I'd personally argue the best way to build this with LTO isn't to use -ffat-lto-object but just add the pic USE flag and nothing else needs changes and can use normal -flto (everything works out regardless of x86 or amd64). Without pic it attempts to use non-pic asm (only on x86 -- flag should have close to no effect on the amd64 version) despite being in a default PIE environment which no matter how I look at it shouldn't be a thing. I feel like this flag should in fact be a gentoo default at this point.

ionenwks commented 5 years ago

^ Although, if don't want to force USE flags, adding fat-lto would be simpler for GentooLTO workarounds Edit: I guess could omit the workaround if the pic USE flag happens to be set though. If set there should be no need to change anything at all, it just works with default lto flags (seems to do for me anyway)

InBetweenNames commented 5 years ago

pic has a serious performance penalty on x86, doesn't it?

Reference #15 #47

I just tested out media-video/ffmpeg with the newer ebuild and it seems to be working fine on my system amd64 now, whereas I got ODR violations previously as well as some asm compilation errors.

@ionenwks , previously we used -fno-lto to disable LTO selectively, but ffmpeg's ebuild in particular didn't play nice with that. The upstream Gentoo maintainers were also not interested in fixing the ebuild or accepting patches to fix the ebuild to amend this. Since I realized I was on my own to fix that, I went with the approach currently chosen.

@pchome It seems that we should make this workaround apply only for x86, and for amd64 leave it as default -- does this sound reasonable?

InBetweenNames commented 5 years ago

Also, @barolo , does this work for you even with -flto in your CFLAGS? Or does it only work for you using EXTRA_FFMPEG_CONF="--enable-lto" and without -flto in your CFLAGS?
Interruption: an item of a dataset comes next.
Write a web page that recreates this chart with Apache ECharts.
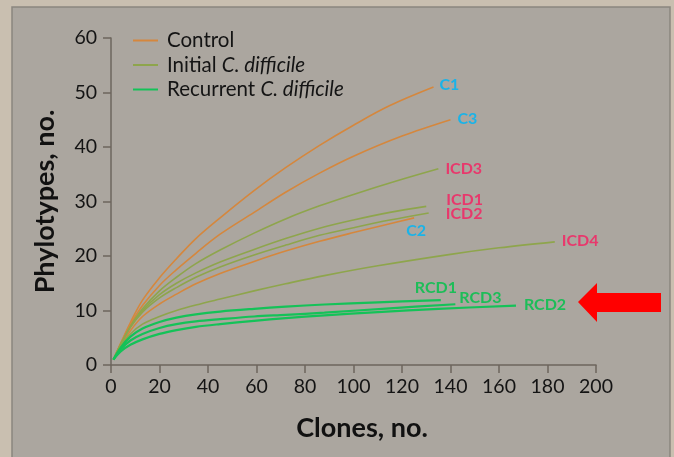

InBetweenNames commented 5 years ago

Proposed modification to ltoworkarounds.conf:

media-video/ffmpeg !*FLAGS-=-flto*

The ! will cause package.cflags to apply this workaround only to x86 and not amd64.

pchome commented 5 years ago

@InBetweenNames

It seems that we should make this workaround apply only for x86, and for amd64 leave it as default -- does this sound reasonable?

I simplified workaround to just [[ ${ABI} == x86 ]] && myconf+=( --disable-asm ), ok w/ USE=-pic and -flto. So possible solutions:

... oh, I see your comment while writing this ...

pchome commented 5 years ago

The ! will cause package.cflags to apply this workaround only to x86 and not amd64.

I'm not sure, maybe $HOSTTYPE=x86_64 for both abi_x86_32 and abi_x86_64, since you compiling on x86_64. Need to check.

InBetweenNames commented 5 years ago

Ah yes, you're right -- I'll check.

Currently I have it built with ABI_X86="32 64" with -flto enabled on both and it seems to build. I have USE=-pic set as well.

InBetweenNames commented 5 years ago

Indeed, the !*FLAGS-=-flto* won't work for exactly that reason. In that case, perhaps we should fork the ebuild? I could try to get it upstreamed, but last time I didn't have much luck.

InBetweenNames commented 5 years ago

Reference #103 too

nivedita76 commented 5 years ago

@InBetweenNames do you have clarity on why fat lto objects fixes things? From the docs it seems like the only thing it should do is include regular object code in addition to the IR, so it would only matter if the link step is not using LTO.

InBetweenNames commented 5 years ago

Indeed -- it's actually due to incorrect linker setup usually. It's rare that it happens, but when the linker is invoked in such a way that LTO is inhibited, it can't "see" the LTO symbols and will instead claim there are undefined symbols instead. -ffat-lto-objects is a hack to work around that, allowing the program to still link, but obviously not all of the code is LTOed.

nivedita76 commented 5 years ago

Wouldn’t it be completely non-lto in that case though? ie you might as well just turn off lto?

InBetweenNames commented 5 years ago

In the worst case -- absolutely. But there are cases where some object files can be linked with LTO and others can't (for example, shared object dependencies built as part of the same package). That's where -ffat-lto-objects can (theoretically) help. Obviously, a proper fix would be much more preferable.